_Provided material_

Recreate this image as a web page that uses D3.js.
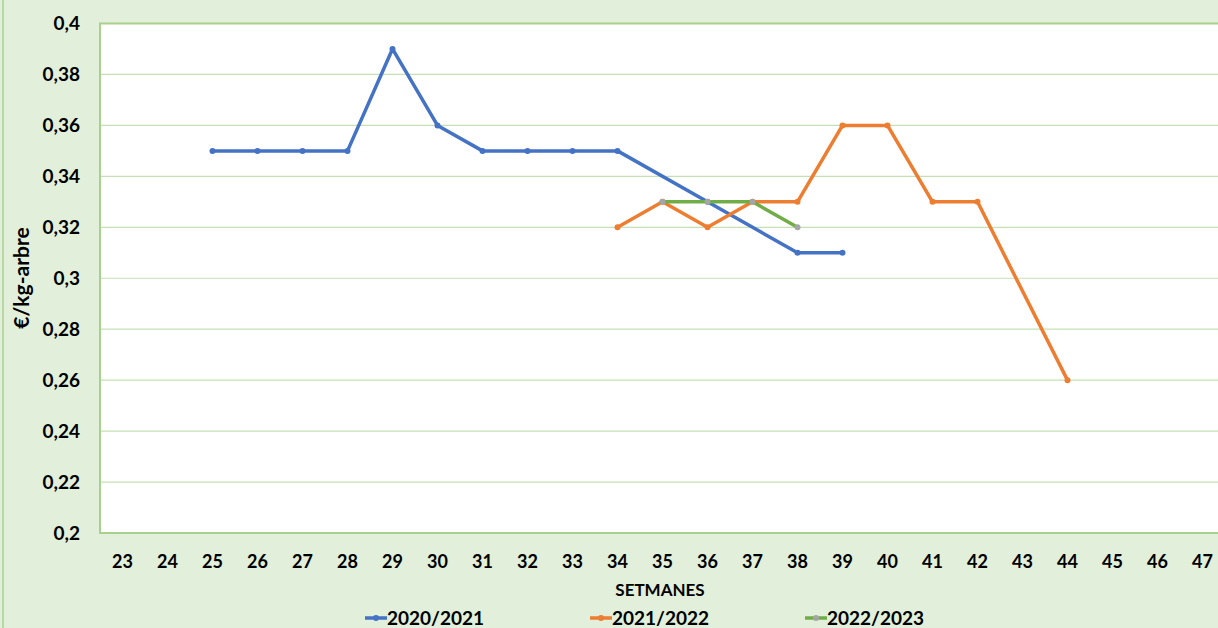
<!DOCTYPE html>
<html>
<head>
<meta charset="utf-8">
<script src="https://cdn.jsdelivr.net/npm/d3@7"></script>
<style>
  body { margin: 0; background: #e2efda; }
  svg { display: block; font-family: Lato, "Open Sans", sans-serif; font-weight: bold; }
</style>
</head>
<body>
<div id="chart"></div>
<script>
var weeks = [23,24,25,26,27,28,29,30,31,32,33,34,35,36,37,38,39,40,41,42,43,44,45,46,47];
var yTicks = [0.2,0.22,0.24,0.26,0.28,0.3,0.32,0.34,0.36,0.38,0.4];

// null = no value that week (line is drawn across the gap)
var s2020 = [
  [25,0.35],[26,0.35],[27,0.35],[28,0.35],[29,0.39],[30,0.36],[31,0.35],[32,0.35],
  [33,0.35],[34,0.35],[35,null],[36,0.33],[37,null],[38,0.31],[39,0.31]
];
var s2021 = [
  [34,0.32],[35,0.33],[36,0.32],[37,0.33],[38,0.33],[39,0.36],[40,0.36],[41,0.33],
  [42,0.33],[43,null],[44,0.26]
];
var s2022 = [[35,0.33],[36,0.33],[37,0.33],[38,0.32]];

var series = [
  {name: "2020/2021", data: s2020, color: "#4472c4", marker: "#4472c4"},
  {name: "2021/2022", data: s2021, color: "#ed7d31", marker: "#ed7d31"},
  {name: "2022/2023", data: s2022, color: "#70ad47", marker: "#a5a5a5"}
];

var W = 1218, H = 628;
var plotL = 100, plotT = 23.5, plotR = 1225, plotB = 533;

var svg = d3.select("#chart").append("svg")
  .attr("width", W).attr("height", H);

// outer frame
svg.append("rect")
  .attr("x", 3).attr("y", -2).attr("width", W + 10).attr("height", H + 10)
  .attr("fill", "#e2efda").attr("stroke", "#a9d18e").attr("stroke-width", 1.5);

var x = d3.scaleBand().domain(weeks).range([plotL, plotR]);
var y = d3.scaleLinear().domain([0.2, 0.4]).range([plotB, plotT]);
var cx = function(w) { return x(w) + x.bandwidth() / 2; };

svg.append("rect")
  .attr("x", plotL).attr("y", plotT).attr("width", plotR - plotL).attr("height", plotB - plotT)
  .attr("fill", "#fff");

// gridlines
svg.append("g").selectAll("line")
  .data(yTicks)
  .enter().append("line")
  .attr("x1", plotL).attr("x2", plotR)
  .attr("y1", function(d) { return y(d); })
  .attr("y2", function(d) { return y(d); })
  .attr("stroke", "#c5e0b4").attr("stroke-width", 1.2);

// plot border
svg.append("rect")
  .attr("x", plotL).attr("y", plotT).attr("width", plotR - plotL).attr("height", plotB - plotT)
  .attr("fill", "none").attr("stroke", "#a9d18e").attr("stroke-width", 2);

var fmt = function(d) { return String(+d.toFixed(2)).replace(".", ","); };

var yAxis = svg.append("g")
  .attr("transform", "translate(" + plotL + ",0)")
  .call(d3.axisLeft(y).tickValues(yTicks).tickFormat(fmt).tickSize(0).tickPadding(20));
yAxis.select(".domain").remove();
yAxis.selectAll("text").attr("font-size", 19).attr("font-family", "Lato").attr("font-weight", "bold").attr("fill", "#000");

var xAxis = svg.append("g")
  .attr("transform", "translate(0," + plotB + ")")
  .call(d3.axisBottom(x).tickSize(0).tickPadding(22));
xAxis.select(".domain").remove();
xAxis.selectAll("text").attr("font-size", 18).attr("font-family", "Lato").attr("font-weight", "bold").attr("fill", "#000");

// axis titles
svg.append("text")
  .attr("x", 660).attr("y", 596)
  .attr("text-anchor", "middle").attr("font-size", 17).attr("fill", "#000")
  .text("SETMANES");

svg.append("text")
  .attr("transform", "translate(29,278) rotate(-90)")
  .attr("text-anchor", "middle").attr("font-size", 21).attr("fill", "#000")
  .text("€/kg-arbre");

// lines
var line = d3.line()
  .x(function(d) { return cx(d[0]); })
  .y(function(d) { return y(d[1]); });

series.forEach(function(s) {
  var pts = s.data.filter(function(d) { return d[1] !== null; });
  svg.append("path")
    .datum(pts)
    .attr("d", line)
    .attr("fill", "none")
    .attr("stroke", s.color)
    .attr("stroke-width", 3.5)
    .attr("stroke-linejoin", "round");
  svg.append("g").selectAll("circle")
    .data(pts)
    .enter().append("circle")
    .attr("cx", function(d) { return cx(d[0]); })
    .attr("cy", function(d) { return y(d[1]); })
    .attr("r", 3)
    .attr("fill", s.marker);
});

// legend
var legendX = [365, 590, 805];
var legend = svg.append("g").selectAll("g")
  .data(series)
  .enter().append("g")
  .attr("transform", function(d, i) { return "translate(" + legendX[i] + ",618)"; });
legend.append("line")
  .attr("x1", 0).attr("x2", 22).attr("y1", 0).attr("y2", 0)
  .attr("stroke", function(d) { return d.color; }).attr("stroke-width", 3.5);
legend.append("circle")
  .attr("cx", 11).attr("cy", 0).attr("r", 3)
  .attr("fill", function(d) { return d.marker; });
legend.append("text")
  .attr("x", 22).attr("y", 7)
  .attr("font-size", 19).attr("fill", "#000")
  .text(function(d) { return d.name; });
</script>
</body>
</html>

_Stated goal_
Quote in full the listing given above; the images are to be left out.

_Full answer_
Recreate this image as a web page that uses D3.js.
<!DOCTYPE html>
<html>
<head>
<meta charset="utf-8">
<script src="https://cdn.jsdelivr.net/npm/d3@7"></script>
<style>
  body { margin: 0; background: #e2efda; }
  svg { display: block; font-family: Lato, "Open Sans", sans-serif; font-weight: bold; }
</style>
</head>
<body>
<div id="chart"></div>
<script>
var weeks = [23,24,25,26,27,28,29,30,31,32,33,34,35,36,37,38,39,40,41,42,43,44,45,46,47];
var yTicks = [0.2,0.22,0.24,0.26,0.28,0.3,0.32,0.34,0.36,0.38,0.4];

// null = no value that week (line is drawn across the gap)
var s2020 = [
  [25,0.35],[26,0.35],[27,0.35],[28,0.35],[29,0.39],[30,0.36],[31,0.35],[32,0.35],
  [33,0.35],[34,0.35],[35,null],[36,0.33],[37,null],[38,0.31],[39,0.31]
];
var s2021 = [
  [34,0.32],[35,0.33],[36,0.32],[37,0.33],[38,0.33],[39,0.36],[40,0.36],[41,0.33],
  [42,0.33],[43,null],[44,0.26]
];
var s2022 = [[35,0.33],[36,0.33],[37,0.33],[38,0.32]];

var series = [
  {name: "2020/2021", data: s2020, color: "#4472c4", marker: "#4472c4"},
  {name: "2021/2022", data: s2021, color: "#ed7d31", marker: "#ed7d31"},
  {name: "2022/2023", data: s2022, color: "#70ad47", marker: "#a5a5a5"}
];

var W = 1218, H = 628;
var plotL = 100, plotT = 23.5, plotR = 1225, plotB = 533;

var svg = d3.select("#chart").append("svg")
  .attr("width", W).attr("height", H);

// outer frame
svg.append("rect")
  .attr("x", 3).attr("y", -2).attr("width", W + 10).attr("height", H + 10)
  .attr("fill", "#e2efda").attr("stroke", "#a9d18e").attr("stroke-width", 1.5);

var x = d3.scaleBand().domain(weeks).range([plotL, plotR]);
var y = d3.scaleLinear().domain([0.2, 0.4]).range([plotB, plotT]);
var cx = function(w) { return x(w) + x.bandwidth() / 2; };

svg.append("rect")
  .attr("x", plotL).attr("y", plotT).attr("width", plotR - plotL).attr("height", plotB - plotT)
  .attr("fill", "#fff");

// gridlines
svg.append("g").selectAll("line")
  .data(yTicks)
  .enter().append("line")
  .attr("x1", plotL).attr("x2", plotR)
  .attr("y1", function(d) { return y(d); })
  .attr("y2", function(d) { return y(d); })
  .attr("stroke", "#c5e0b4").attr("stroke-width", 1.2);

// plot border
svg.append("rect")
  .attr("x", plotL).attr("y", plotT).attr("width", plotR - plotL).attr("height", plotB - plotT)
  .attr("fill", "none").attr("stroke", "#a9d18e").attr("stroke-width", 2);

var fmt = function(d) { return String(+d.toFixed(2)).replace(".", ","); };

var yAxis = svg.append("g")
  .attr("transform", "translate(" + plotL + ",0)")
  .call(d3.axisLeft(y).tickValues(yTicks).tickFormat(fmt).tickSize(0).tickPadding(20));
yAxis.select(".domain").remove();
yAxis.selectAll("text").attr("font-size", 19).attr("font-family", "Lato").attr("font-weight", "bold").attr("fill", "#000");

var xAxis = svg.append("g")
  .attr("transform", "translate(0," + plotB + ")")
  .call(d3.axisBottom(x).tickSize(0).tickPadding(22));
xAxis.select(".domain").remove();
xAxis.selectAll("text").attr("font-size", 18).attr("font-family", "Lato").attr("font-weight", "bold").attr("fill", "#000");

// axis titles
svg.append("text")
  .attr("x", 660).attr("y", 596)
  .attr("text-anchor", "middle").attr("font-size", 17).attr("fill", "#000")
  .text("SETMANES");

svg.append("text")
  .attr("transform", "translate(29,278) rotate(-90)")
  .attr("text-anchor", "middle").attr("font-size", 21).attr("fill", "#000")
  .text("€/kg-arbre");

// lines
var line = d3.line()
  .x(function(d) { return cx(d[0]); })
  .y(function(d) { return y(d[1]); });

series.forEach(function(s) {
  var pts = s.data.filter(function(d) { return d[1] !== null; });
  svg.append("path")
    .datum(pts)
    .attr("d", line)
    .attr("fill", "none")
    .attr("stroke", s.color)
    .attr("stroke-width", 3.5)
    .attr("stroke-linejoin", "round");
  svg.append("g").selectAll("circle")
    .data(pts)
    .enter().append("circle")
    .attr("cx", function(d) { return cx(d[0]); })
    .attr("cy", function(d) { return y(d[1]); })
    .attr("r", 3)
    .attr("fill", s.marker);
});

// legend
var legendX = [365, 590, 805];
var legend = svg.append("g").selectAll("g")
  .data(series)
  .enter().append("g")
  .attr("transform", function(d, i) { return "translate(" + legendX[i] + ",618)"; });
legend.append("line")
  .attr("x1", 0).attr("x2", 22).attr("y1", 0).attr("y2", 0)
  .attr("stroke", function(d) { return d.color; }).attr("stroke-width", 3.5);
legend.append("circle")
  .attr("cx", 11).attr("cy", 0).attr("r", 3)
  .attr("fill", function(d) { return d.marker; });
legend.append("text")
  .attr("x", 22).attr("y", 7)
  .attr("font-size", 19).attr("fill", "#000")
  .text(function(d) { return d.name; });
</script>
</body>
</html>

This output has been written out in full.